To this end, I created seven new pilot ads for fragrances yet to be created. I hope you enjoy them. At least they can’t be more disturbing or grossly misogynistic than a Lynx/Axe commercial.
1) Gucci Jihad. Interior, night. A boudoir-style apartment, curtains, drapes etc. A woman strikes a ‘come-hither’ pose on a silk-sheeted bed. A man approaches. Close up of their faces about to kiss.
Crash zoom out. The man explodes, killing the woman and taking out a large chunk of the building.
[VOICE OVER]: ‘Jihad. The devastating new fragrance from Gucci.’
2) Republican by Diesel. Interior, night. A well-dressed man acting out of place at a party full of well-dressed people. He moves through a lot of glamorous people, to an antique telephone. He dials a number, and announces in an Irish accent; ‘There will be an explosion on Park Lane at midnight.’
[VOICE OVER]: ‘Republican by Diesel. For independent spirits.’
Bigot, by Nick Griffin. Interior, whatever time. Montage of white dudes applying fragrance. Finally, an Asian dude applies same fragrance and melts, screaming.
[VOICE OVER]: ‘For Aryans only. Bigot, the debut fragrance from Nick Griffin.
Proud sponsors of the BNP.'
Entitlement Complex by Paris Hilton. Everywhere, last Thursday. Close up of a mouth gobbling luxuriant foods and chugging champagne. Strobe-montage of sexualised imagery. Zoom out to Paris Hilton stuffing the planet Earth into her vagina.
[VOICE OVER]: ‘Entitlement Complex. The last-ditch attempt at saving Paris Hilton’s career in fragrance form.’
Melanoma by Calvin Klein. Interior, time is a human concept and has nothing to do with the cold, impersonal drones in the fashion business. A lone woman stands in a spotlight in a dimly lit room. She’s nude, but her modesty is preserved by bits of silk blown around by off-screen fans.
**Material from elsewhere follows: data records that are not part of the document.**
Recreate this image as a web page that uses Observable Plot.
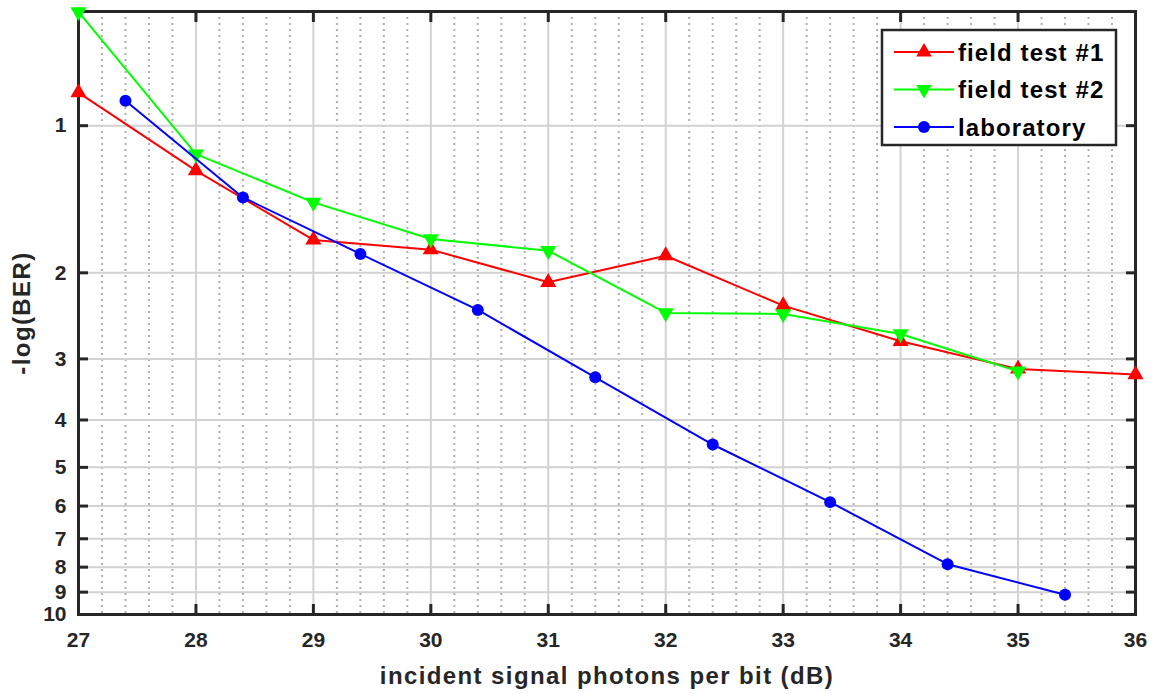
<!DOCTYPE html>
<html>
<head>
<meta charset="utf-8">
<script src="https://cdn.jsdelivr.net/npm/d3@7"></script>
<script src="https://cdn.jsdelivr.net/npm/@observablehq/plot@0.6"></script>
<style>
  html, body { margin: 0; padding: 0; background: #fff; }
  #wrap { position: relative; width: 1157px; height: 694px; }
  #legend { position: absolute; left: 0; top: 0; }
  .axlabel { letter-spacing: 1.4px; }
</style>
</head>
<body>
<div id="wrap"></div>
<script>
// ---- data ----
const seriesNames = ["field test #1", "field test #2", "laboratory"];
const seriesColors = ["#ff0000", "#00ff00", "#0000ff"];
const field1X = [27, 28, 29, 30, 31, 32, 33, 34, 35, 36];
const field1Y = [0.856, 1.236, 1.713, 1.793, 2.091, 1.845, 2.334, 2.761, 3.145, 3.23];
const field2X = [27, 28, 29, 30, 31, 32, 33, 34, 35];
const field2Y = [0.585, 1.143, 1.435, 1.705, 1.802, 2.416, 2.428, 2.667, 3.18];
const labX = [27.4, 28.4, 29.4, 30.4, 31.4, 32.4, 33.4, 34.4, 35.4];
const labY = [0.889, 1.402, 1.830, 2.382, 3.272, 4.49, 5.89, 7.89, 9.11];
const xTicks = [27, 28, 29, 30, 31, 32, 33, 34, 35, 36];
const yTicks = [1, 2, 3, 4, 5, 6, 7, 8, 9, 10];
const xLabel = "incident signal photons per bit (dB)";
const yLabel = "-log(BER)";

const xMinor = d3.range(135, 181).map(i => i / 5).filter(v => !Number.isInteger(v));

const toRows = (xs, ys, name) => xs.map((x, i) => ({x, y: ys[i], name}));
const f1 = toRows(field1X, field1Y, seriesNames[0]);
const f2 = toRows(field2X, field2Y, seriesNames[1]);
const lab = toRows(labX, labY, seriesNames[2]);

const ink = "#262626";
const W = 1157, H = 694;

const chart = Plot.plot({
  width: W,
  height: H,
  marginLeft: 78,
  marginRight: 22,
  marginTop: 11,
  marginBottom: 80,
  style: {fontFamily: "'Liberation Sans', Arial, sans-serif", fontWeight: "bold", fontSize: "21px", color: ink, background: "#fff"},
  x: {domain: [27, 36]},
  y: {type: "log", domain: [0.584, 10], reverse: true},
  marks: [
    Plot.gridX(xMinor, {stroke: "#b0b0b0", strokeOpacity: 1, strokeWidth: 2, strokeDasharray: "2,4"}),
    Plot.gridX(xTicks, {stroke: "#d2d2d2", strokeOpacity: 1, strokeWidth: 2}),
    Plot.gridY(yTicks, {stroke: "#d2d2d2", strokeOpacity: 1, strokeWidth: 2}),
    Plot.axisX(xTicks, {anchor: "bottom", tickSize: -10, tickPadding: 28, strokeWidth: 3, stroke: ink, fill: ink, label: null, tickFormat: d => String(d), fontSize: 21}),
    Plot.axisX(xTicks, {anchor: "top", tickSize: -10, strokeWidth: 3, stroke: ink, label: null, tickFormat: () => ""}),
    Plot.axisY(yTicks, {anchor: "left", tickSize: -10, tickPadding: 22, strokeWidth: 3, stroke: ink, fill: ink, label: null, tickFormat: d => String(d), fontSize: 21}),
    Plot.axisY(yTicks, {anchor: "right", tickSize: -10, strokeWidth: 3, stroke: ink, label: null, tickFormat: () => ""}),
    Plot.frame({stroke: ink, strokeWidth: 3}),
    Plot.text([xLabel], {frameAnchor: "bottom", lineAnchor: "middle", textAnchor: "middle", dy: 62, text: d => d, fill: ink, fontSize: 24, fontWeight: "bold", className: "axlabel"}),
    Plot.text([yLabel], {frameAnchor: "left", lineAnchor: "middle", textAnchor: "middle", dx: -56, rotate: -90, text: d => d, fill: ink, fontSize: 24, fontWeight: "bold", className: "axlabel"}),
    Plot.line(f1, {x: "x", y: "y", stroke: seriesColors[0], strokeWidth: 2}),
    Plot.dot(f1, {x: "x", y: "y", symbol: "triangle", r: 6, fill: seriesColors[0], stroke: "none"}),
    Plot.line(f2, {x: "x", y: "y", stroke: seriesColors[1], strokeWidth: 2}),
    Plot.dot(f2, {x: "x", y: "y", symbol: "triangle", rotate: 180, r: 6, fill: seriesColors[1], stroke: "none"}),
    Plot.line(lab, {x: "x", y: "y", stroke: seriesColors[2], strokeWidth: 2}),
    Plot.dot(lab, {x: "x", y: "y", symbol: "circle", r: 6, fill: seriesColors[2], stroke: "none"})
  ]
});

const wrap = document.getElementById("wrap");
wrap.appendChild(chart);

// ---- legend overlay ----
const symbols = [d3.symbolTriangle, d3.symbolTriangle, d3.symbolCircle];
const rotations = [0, 180, 0];
const sizes = [105, 105, Math.PI * 36];
const leg = d3.select(wrap).append("svg")
  .attr("id", "legend").attr("width", W).attr("height", H)
  .style("font-family", "'Liberation Sans', Arial, sans-serif")
  .style("font-weight", "bold").style("font-size", "24px").style("letter-spacing", "1.1px");
leg.append("rect").attr("x", 882).attr("y", 30).attr("width", 234).attr("height", 115)
  .attr("fill", "#fff").attr("stroke", ink).attr("stroke-width", 2.5);
seriesNames.forEach((name, i) => {
  const cy = 52 + i * 37.5;
  const g = leg.append("g");
  g.append("line").attr("x1", 894).attr("x2", 954).attr("y1", cy).attr("y2", cy)
    .attr("stroke", seriesColors[i]).attr("stroke-width", 2);
  g.append("path").attr("d", d3.symbol(symbols[i], sizes[i])())
    .attr("transform", `translate(924,${cy}) rotate(${rotations[i]})`)
    .attr("fill", seriesColors[i]);
  g.append("text").attr("x", 958).attr("y", cy).attr("dy", "0.36em")
    .attr("fill", "#000").text(name);
});
</script>
</body>
</html>
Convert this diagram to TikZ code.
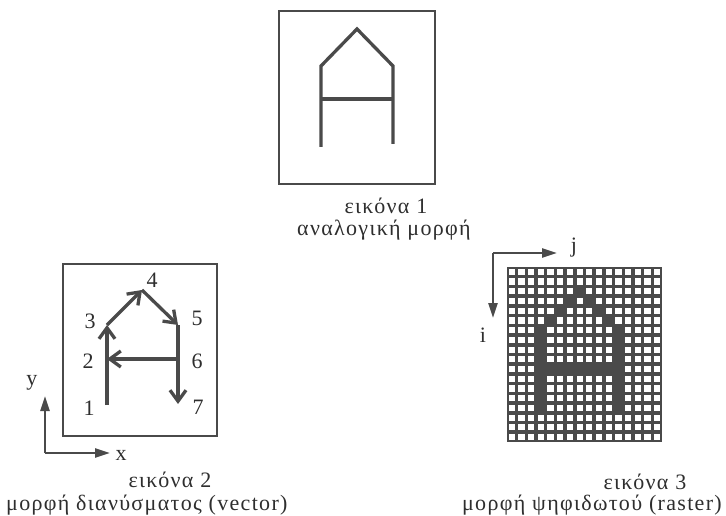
\documentclass[tikz,border=0pt]{standalone}
\usepackage{fontspec}
\setmainfont{Liberation Serif}[LetterSpace=6]
\usetikzlibrary{arrows.meta}
\definecolor{ink}{HTML}{4A4A4A}
\definecolor{txt}{HTML}{2E2E2E}

\begin{document}
\begin{tikzpicture}[
  x=1pt, y=-1pt,
  frame/.style={draw=ink, line width=2.6pt},
  stroke/.style={draw=ink, line width=3.3pt},
  vec/.style={stroke, -{Straight Barb[length=11pt, width=16pt]}},
  axis/.style={draw=ink, line width=2.4pt, -{Triangle[length=15pt, width=9pt]}},
  lbl/.style={text=txt, font=\fontsize{22}{24}\selectfont, inner sep=0pt}
]
  \useasboundingbox (0,0) rectangle (726,516);

  % εικόνα 1: αναλογική μορφή
  \draw[frame] (279,11) rectangle (435,184);
  \coordinate (lb) at (321,147);
  \coordinate (lt) at (321,66);
  \coordinate (pk) at (357,29);
  \coordinate (rt) at (393,66);
  \coordinate (rb) at (393,144);
  \coordinate (ml) at (321,99);
  \coordinate (mr) at (393,99);
  \draw[stroke] (lb) -- (lt) -- (pk) -- (rt) -- (rb);
  \draw[stroke] (ml) -- (mr);
  \node[lbl, anchor=base] (cap1a) at (386,213) {εικόνα 1};
  \node[lbl, anchor=base] (cap1b) at (384,236) {αναλογική μορφή};

  % εικόνα 2: μορφή διανύσματος
  \draw[frame] (63,264) rectangle (217,436);
  \coordinate (p1) at (107,405);
  \coordinate (p2) at (107,359);
  \coordinate (p3) at (107,325);
  \coordinate (p4) at (142,290);
  \coordinate (p5) at (178,325);
  \coordinate (p6) at (178,359);
  \coordinate (p7) at (178,404);
  \draw[vec] (p1) -- (p3);
  \draw[vec] (p3) -- (p4);
  \draw[vec] (p4) -- (p5);
  \draw[vec] (p5) -- (p7);
  \draw[vec] (p6) -- (p2);
  \node[lbl] (n1) at (89,408) {1};
  \node[lbl] (n2) at (88,361) {2};
  \node[lbl] (n3) at (90,321) {3};
  \node[lbl] (n4) at (152,280) {4};
  \node[lbl] (n5) at (197,318) {5};
  \node[lbl] (n6) at (197,361) {6};
  \node[lbl] (n7) at (198,407) {7};
  % άξονες x, y
  \coordinate (o2) at (45,453);
  \coordinate (ye) at (45,396);
  \coordinate (xe) at (110,453);
  \draw[axis] (o2) -- (ye);
  \draw[axis] (o2) -- (xe);
  \node[lbl] (ylab) at (32,383) {y};
  \node[lbl] (xlab) at (121,455) {x};
  \node[lbl, anchor=base] (cap2a) at (170,487) {εικόνα 2};
  \node[lbl, anchor=base west] (cap2b) at (6,510) {μορφή διανύσματος (vector)};

  % εικόνα 3: μορφή ψηφιδωτού
  \begin{scope}[shift={(507,267)}, x=9.6875pt, y=-9.72pt]
    \fill[ink] (0,0) rectangle (16,18);
    \foreach \r in {0,...,17}
      \foreach \c in {0,...,15}
        \fill[white] (\c+0.18,\r+0.18) rectangle (\c+0.82,\r+0.82);
    % γεμάτα εικονοστοιχεία
    \foreach \r/\c in {2/7,3/6,3/8,4/5,4/9,5/4,5/10}
      \fill[ink] (\c,\r) rectangle ++(1,1);
    \foreach \r in {6,...,14} {
      \fill[ink] (3,\r) rectangle ++(1,1);
      \fill[ink] (11,\r) rectangle ++(1,1);
    }
    \foreach \c in {4,...,10}
      \fill[ink] (\c,10) rectangle ++(1,1);
  \end{scope}
  % άξονες i, j
  \coordinate (o3) at (493,253);
  \coordinate (je) at (557,253);
  \coordinate (ie) at (493,318);
  \draw[axis] (o3) -- (je);
  \draw[axis] (o3) -- (ie);
  \node[lbl] (jlab) at (574,248) {j};
  \node[lbl] (ilab) at (483,335) {i};
  \node[lbl, anchor=base] (cap3a) at (645,489) {εικόνα 3};
  \node[lbl, anchor=base east] (cap3b) at (722,510) {μορφή ψηφιδωτού (raster)};
\end{tikzpicture}
\end{document}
Camera pans around her body.
[VOICE OVER]: ‘Beauty. The final truth. Overcoming time. Breaking the barriers between sight, sound and scent. With it comes conviction. Hope. The promise of a better future.’
Camera stops on an asymmetrical mole.
[VOICE OVER]: ‘Even in the face of the worst thing that can happen. Melanoma, by Calvin Klein.’
Futility by Davidoff. Interior, night. An average-looking young man applies fragrance and leaves a bathroom, entering a fashionable bar. He enters an animated conversation with an attractive young woman. After a short time, a handsome young man joins the conversation, then leaves the bar with the young woman in short order, leaving our hero on his own.
[VOICE OVER]: ‘Futility by Davidoff. Because no matter how nice you smell, she’d rather get ploughed by the cute guy.’
Chloroform by Gary Glitter. Your house, October 1991. A well-dressed man walks through a high class party. People faint in his wake. He climbs some stairs, as people collapse (some plummeting over the side). The man continues, as if drawn by something. He reaches the door to a child’s bedroom. A nanny rushes at him, but collapses when she gets within a yard of him. The man continues towards the child’s bed.
[VOICE OVER]: ‘Chloroform. The incapacitating new fragrance from Gary Glitter.’
So, I hope you enjoyed my take on fragrance marketing. It may be offensive, but I'll come smelling of roses anyway. Or at least of Futility by Davidoff.